Goal of new sub not to defend country

The goal of the new sub program is to provide jobs for the rent seekers.

But we knew that already.
IF Australia goes with a Japanese design for its Future Submarines it must build the vessels in SA to keep taxpayers dollars and jobs in this country.

Defence Teaming Centre chief executive officer Chris Burns was commenting about the head of the Royal Australian Navy's Future Submarine Program heading to Japan this month to look at its Soryu-class vessels.

"If we can take a Japanese design and adapt it to Australia's needs and then fabricate it in SA then that's investing in Australian jobs, Australian innovation and Australian security for the future," Mr Burns said.

Just a few challenges ahead, I suspect. Behaviour and all that.

3 comments:

Perplexed said...

At least Abbott and Hockey have indicated that the future of DMO is in doubt.
Perhaps with proper Project Management and well proven Engineering Risk Assessment there may be hope.

Anonymous said...

I guess I'm confused. Why wouldn't a foreign design sub of this class not be a feasible design to 'defend Australian' nation and interests?

Australia is a huge country, economical wise, in the global scope of metrics.

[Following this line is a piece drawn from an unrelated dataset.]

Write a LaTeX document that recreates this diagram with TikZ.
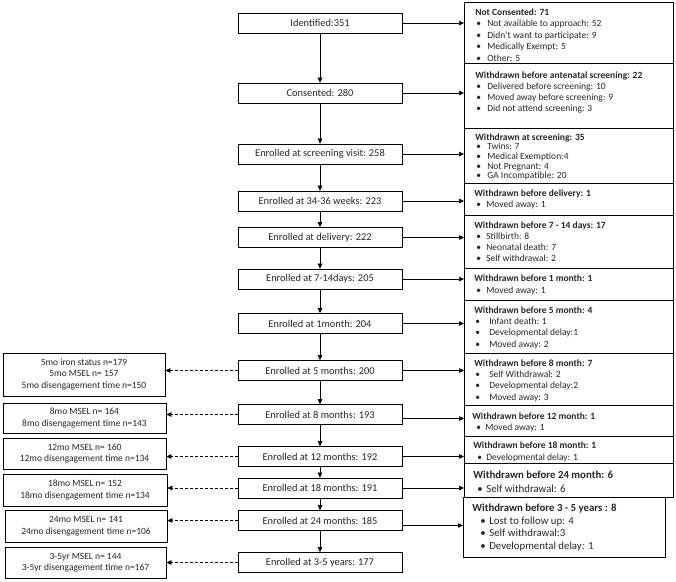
\documentclass[tikz,border=0pt]{standalone}
\usepackage{fontspec}
\setmainfont{Carlito}
\usetikzlibrary{arrows.meta}
\newcommand{\rb}[6]{\parbox[c][#2pt][t]{#1pt}{\fontsize{#5}{#4}\selectfont\parindent=0pt\lineskiplimit=-20pt\lineskip=0pt\vspace*{\dimexpr#3pt-6pt\relax}#6}}
\newcommand{\hdr}[2]{\rule{0pt}{9pt}\hspace*{#1pt}\textbf{#2}\par}
\newcommand{\itm}[3]{\hspace*{#1pt}\makebox[\dimexpr#2pt-#1pt\relax][l]{\textbullet}#3\par}
\tikzset{
  cbox/.style={draw, line width=0.7pt, minimum width=164pt, minimum height=20pt, inner sep=0pt, text=black!85, font=\fontsize{10.4}{12}\selectfont},
  lbox/.style={draw, line width=0.7pt, inner sep=0pt, align=center, text=black!85, font=\fontsize{9.5}{11.5}\selectfont},
  rbox/.style={draw, line width=0.7pt, inner sep=0pt, anchor=north west, text=black!85},
  flow/.style={-{Triangle[length=5pt,width=4.5pt]}, line width=0.6pt},
  dflow/.style={flow, densely dashed},
}
\begin{document}
\begin{tikzpicture}[x=1pt,y=-1pt]
\useasboundingbox[fill=white] (0,0) rectangle (676,581);
% centre column
\node[cbox] (cid)  at (320,23)    {Identified:351};
\node[cbox] (ccon) at (320,93)    {Consented: 280};
\node[cbox] (cscr) at (320,154)   {Enrolled at screening visit: 258};
\node[cbox] (c34)  at (320,201)   {Enrolled at 34-36 weeks: 223};
\node[cbox] (cdel) at (320,237.5) {Enrolled at delivery: 222};
\node[cbox] (c714) at (320,279)   {Enrolled at 7-14days: 205};
\node[cbox] (c1m)  at (320,323.5) {Enrolled at 1month: 204};
\node[cbox] (c5m)  at (320,370.5) {Enrolled at 5 months: 200};
\node[cbox] (c8m)  at (320,414.5) {Enrolled at 8 months: 193};
\node[cbox] (c12m) at (320,456.5) {Enrolled at 12 months: 192};
\node[cbox] (c18m) at (320,488)   {Enrolled at 18 months: 191};
\node[cbox] (c24m) at (320,520.5) {Enrolled at 24 months: 185};
\node[cbox] (c35y) at (320,562.5) {Enrolled at 3-5 years: 177};
% right column
\node[rbox] (r1) at (464,2) {\rb{209}{61}{10}{11.5}{9.5}{\hdr{11}{Not Consented: 71}\itm{12}{23}{Not available to approach: 52}\itm{12}{23}{Didn’t want to participate: 9}\itm{12}{23}{Medically Exempt: 5}\itm{12}{23}{Other: 5}}};
\node[rbox] (r2) at (464,63) {\rb{209}{65}{12}{11}{9.5}{\hdr{11}{Withdrawn before antenatal screening: 22}\itm{12}{23}{Delivered before screening: 10}\itm{12}{23}{Moved away before screening: 9}\itm{12}{23}{Did not attend screening: 3}}};
\node[rbox] (r3) at (464,128) {\rb{209}{55}{9}{9.6}{9.5}{\hdr{11}{Withdrawn at screening: 35}\itm{12}{23}{Twins: 7}\itm{12}{23}{Medical Exemption:4}\itm{12}{23}{Not Pregnant: 4}\itm{12}{23}{GA Incompatible: 20}}};
\node[rbox] (r4) at (464,183) {\rb{209}{32}{10}{11}{9.5}{\hdr{10}{Withdrawn before delivery: 1}\itm{12}{22}{Moved away: 1}}};
\node[rbox] (r5) at (464,215) {\rb{209}{53}{10}{11}{9.5}{\hdr{10}{Withdrawn before 7 - 14 days: 17}\itm{12}{22}{Stillbirth: 8}\itm{12}{22}{Neonatal death: 7}\itm{12}{22}{Self withdrawal: 2}}};
\node[rbox] (r6) at (464,268) {\rb{209}{32}{10}{12}{9.5}{\hdr{10}{Withdrawn before 1 month: 1}\itm{12}{22}{Moved away: 1}}};
\node[rbox] (r7) at (464,300) {\rb{209}{53}{10}{11.3}{9.5}{\hdr{10}{Withdrawn before 5 month: 4}\itm{11}{25}{Infant death: 1}\itm{11}{25}{Developmental delay:1}\itm{11}{25}{Moved away: 2}}};
\node[rbox] (r8) at (464,353) {\rb{209}{52}{10}{11.3}{9.5}{\hdr{10}{Withdrawn before 8 month: 7}\itm{11}{25}{Self Withdrawal: 2}\itm{11}{25}{Developmental delay:2}\itm{11}{25}{Moved away: 3}}};
\node[rbox] (r9) at (464,405) {\rb{209}{31}{11}{11}{9.5}{\hdr{8}{Withdrawn before 12 month: 1}\itm{12}{21}{Moved away: 1}}};
\node[rbox] (r10) at (464,436) {\rb{209}{27}{9}{12.5}{9.5}{\hdr{9}{Withdrawn before 18 month: 1}\itm{13}{22}{Developmental delay: 1}}};
\node[rbox] (r11) at (464,463) {\rb{209}{34}{12}{14}{10.8}{\hdr{9}{Withdrawn before 24 month: 6}\itm{13}{22}{Self withdrawal: 6}}};
\node[rbox] (r12) at (463,497) {\rb{202}{60}{11}{12.7}{10.8}{\hdr{9}{Withdrawn before 3 - 5 years : 8}\itm{17}{26}{Lost to follow up: 4}\itm{17}{26}{Self withdrawal:3}\itm{17}{26}{Developmental delay: 1}}};
% left column
\node[lbox, minimum width=162pt, minimum height=43pt] (l5)  at (84,374.5) {5mo iron status n=179\\5mo MSEL n= 157\\5mo disengagement time n=150};
\node[lbox, minimum width=163pt, minimum height=30pt] (l8)  at (84.5,418) {8mo MSEL n= 164\\8mo disengagement time n=143};
\node[lbox, minimum width=163pt, minimum height=31pt] (l12) at (84.5,453.5) {12mo MSEL n= 160\\12mo disengagement time n=134};
\node[lbox, minimum width=164pt, minimum height=32pt] (l18) at (85,490) {18mo MSEL n= 152\\18mo disengagement time n=134};
\node[lbox, minimum width=162pt, minimum height=32pt] (l24) at (86,526) {24mo MSEL n= 141\\24mo disengagement time n=106};
\node[lbox, minimum width=161pt, minimum height=31pt] (l35) at (85.5,562.5) {3-5yr MSEL n= 144\\3-5yr disengagement time n=167};
% vertical flow
\foreach \a/\b in {cid/ccon, ccon/cscr, cscr/c34, c34/cdel, cdel/c714, c714/c1m, c1m/c5m, c5m/c8m, c8m/c12m, c12m/c18m, c18m/c24m, c24m/c35y}
  \draw[flow] (\a.south) -- (\b.north);
% withdrawals
\foreach \a/\b in {cid/r1, ccon/r2, cscr/r3, c34/r4, cdel/r5, c714/r6, c1m/r7, c5m/r8, c12m/r10, c18m/r11}
  \draw[flow] (\a.east) -- (\a.east -| \b.west);
\draw[flow] ([yshift=-4pt]c8m.east) -- ([yshift=-4pt]c8m.east -| r9.west);
\draw[flow] ([yshift=-5pt]c24m.east) -- ([yshift=-5pt]c24m.east -| r12.west);
% assessments
\foreach \a/\b in {c5m/l5, c8m/l8, c12m/l12, c18m/l18, c24m/l24, c35y/l35}
  \draw[dflow] (\a.west) -- (\a.west -| \b.east);
\end{tikzpicture}
\end{document}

So why not accept a potentially high-capability such as this and reliable sub concept for the future RAN?

What's the fear? I guess I don't get it.

Perhaps go with a German designed next-gen sub instead?

Either or, the future RAN should be thinking about the best capability they can buy, for the investment.

S O said...

Domestic production (assuming no foreign content for simplicity) yields 40-60% of the costs as additional revenue to the state.

This means that domestic products are only about half as expensive, explaining why even superficially more expensive domestic production is so often favourable.

Australia is in no good position for offset trades, so domestic production makes sense.